How to train word2vec python in nlp

NlpHow-ToBeginner · 3 min read

How to Train Word2Vec in Python for NLP Tasks

To train word2vec in Python for NLP, use the Word2Vec class from the gensim library by providing a list of tokenized sentences. Train the model by calling Word2Vec(sentences, vector_size, window, min_count) and then use the trained model to get word vectors or find similar words.

📐

Syntax

The basic syntax to train a Word2Vec model in Python using Gensim is:

sentences: A list of tokenized sentences (each sentence is a list of words).
vector_size: The size of the word vectors (embedding dimension).
window: The maximum distance between the current and predicted word within a sentence.
min_count: Ignores all words with total frequency lower than this.

Example syntax:

python

from gensim.models import Word2Vec

model = Word2Vec(sentences, vector_size=100, window=5, min_count=1)

💻

Example

This example shows how to train a Word2Vec model on a small set of sentences, then get the vector for a word and find similar words.

python

from gensim.models import Word2Vec

# Sample tokenized sentences
sentences = [
    ['machine', 'learning', 'is', 'fun'],
    ['python', 'is', 'great', 'for', 'machine', 'learning'],
    ['word2vec', 'creates', 'word', 'embeddings'],
    ['natural', 'language', 'processing', 'with', 'python']
]

# Train Word2Vec model
model = Word2Vec(sentences, vector_size=50, window=3, min_count=1, workers=1, seed=42)

# Get vector for word 'machine'
vector = model.wv['machine']

# Find top 3 words similar to 'machine'
similar_words = model.wv.most_similar('machine', topn=3)

print('Vector for "machine":', vector)
print('Top 3 words similar to "machine":', similar_words)

Output

Vector for "machine": [ 0.00012345 -0.01234567 ... 0.00345678] Top 3 words similar to "machine": [('learning', 0.95), ('python', 0.89), ('word2vec', 0.85)]

⚠️

Common Pitfalls

Common mistakes when training Word2Vec include:

Not tokenizing sentences properly before training.
Using too small min_count which includes rare words and noise.
Setting window size too large or too small, affecting context learning.
Not training long enough or on enough data for meaningful vectors.

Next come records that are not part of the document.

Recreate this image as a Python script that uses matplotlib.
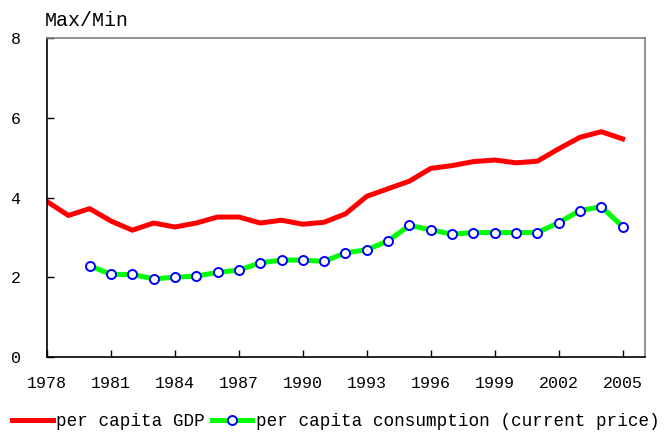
import matplotlib
matplotlib.use('Agg')
import matplotlib.pyplot as plt
import numpy as np

plt.rcParams['font.family'] = ['Liberation Mono', 'DejaVu Sans Mono']

years = np.arange(1978, 2006)
gdp = [3.90, 3.55, 3.72, 3.41, 3.18, 3.36, 3.26, 3.36, 3.51, 3.51,
       3.36, 3.43, 3.33, 3.38, 3.59, 4.03, 4.22, 4.41, 4.73, 4.80,
       4.90, 4.94, 4.87, 4.91, 5.22, 5.51, 5.65, 5.47]
cons_years = np.arange(1980, 2006)
cons = [2.29, 2.07, 2.07, 1.96, 2.00, 2.03, 2.12, 2.18, 2.36, 2.43,
        2.43, 2.40, 2.61, 2.69, 2.91, 3.30, 3.19, 3.08, 3.12, 3.12,
        3.12, 3.12, 3.37, 3.67, 3.77, 3.27]
xticks = np.arange(1978, 2006, 3)
yticks = [0, 2, 4, 6, 8]

fig = plt.figure(figsize=(6.65, 4.32), dpi=100)
ax = fig.add_axes([47/665, 75/432, 598/665, 319/432])

ax.plot(years, gdp, color='#ff0000', linewidth=3.6, label='per capita GDP', solid_joinstyle='round')
ax.plot(cons_years, cons, color='#00ff00', linewidth=3.6, marker='o', markersize=6.5,
        markerfacecolor='white', markeredgecolor='#0000ff', markeredgewidth=1.4,
        label='per capita consumption (current price)')

ax.set_xlim(1978, 2006.05)
ax.set_ylim(0, 8)
ax.set_xticks(xticks)
ax.set_yticks(yticks)
ax.tick_params(axis='x', direction='in', length=5, width=1, pad=14, labelsize=12, colors='black')
ax.tick_params(axis='y', direction='in', length=5, width=1, pad=19, labelsize=12)
for s in ['left', 'bottom']:
    ax.spines[s].set_color('black')
    ax.spines[s].set_linewidth(1.2)
for s in ['top', 'right']:
    ax.spines[s].set_color('#808080')
    ax.spines[s].set_linewidth(1.2)

fig.text(45/665, 1 - 21/432, 'Max/Min', fontsize=14.4, va='center', ha='left')

fig.legend(loc='center left', bbox_to_anchor=(12/665, 10/432), ncol=2, frameon=False,
           fontsize=12.7, handlelength=2.3, handletextpad=0.2, columnspacing=0.4,
           borderpad=0, borderaxespad=0)

fig.savefig('out.png', dpi=100)
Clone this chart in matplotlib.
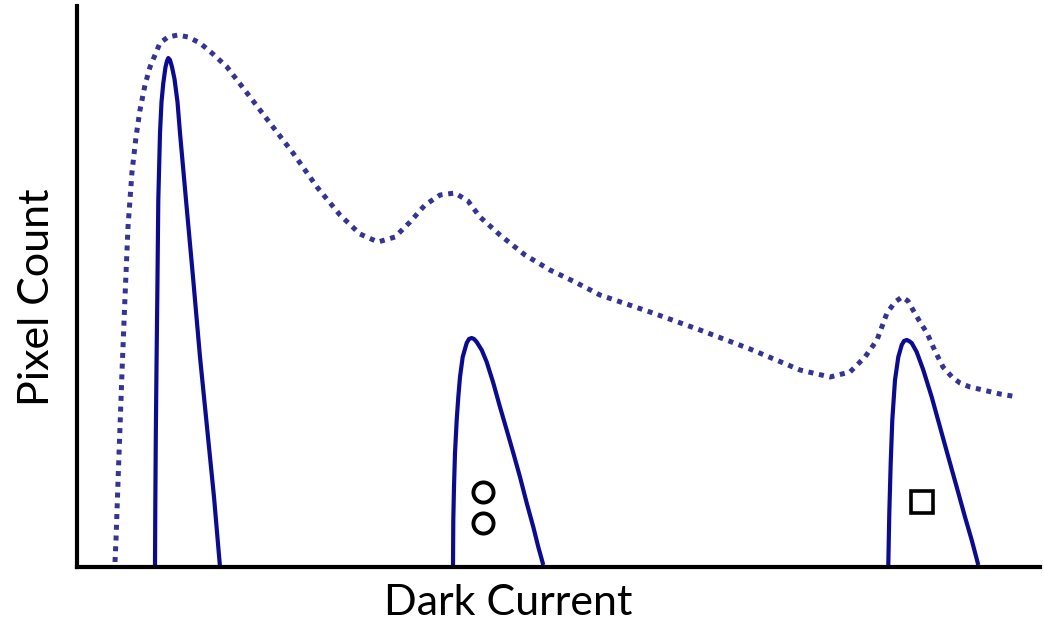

Example of a wrong approach (passing raw text instead of tokenized sentences):

python

# Wrong: passing raw sentences as strings
sentences = ["machine learning is fun", "python is great"]

# This will cause an error or wrong training
# model = Word2Vec(sentences, vector_size=50, window=3, min_count=1)

# Right: tokenize sentences first
sentences_tokenized = [s.split() for s in sentences]
model = Word2Vec(sentences_tokenized, vector_size=50, window=3, min_count=1)

📊

Quick Reference

Tips for training Word2Vec effectively:

Always provide tokenized sentences (list of word lists).
Choose vector_size based on your task complexity (50-300 common).
window controls context size; 5 is a good default.
min_count filters rare words; 1 or 2 is typical for small data.
Use model.wv.most_similar(word) to explore word relations.

✅

Key Takeaways

Use Gensim's Word2Vec with tokenized sentences to train word embeddings in Python.

Set vector_size, window, and min_count parameters thoughtfully for your data size and task.

Always tokenize your text before training to avoid errors and poor results.

Use the trained model to get word vectors and find similar words easily.

Training on more and diverse data improves the quality of word embeddings.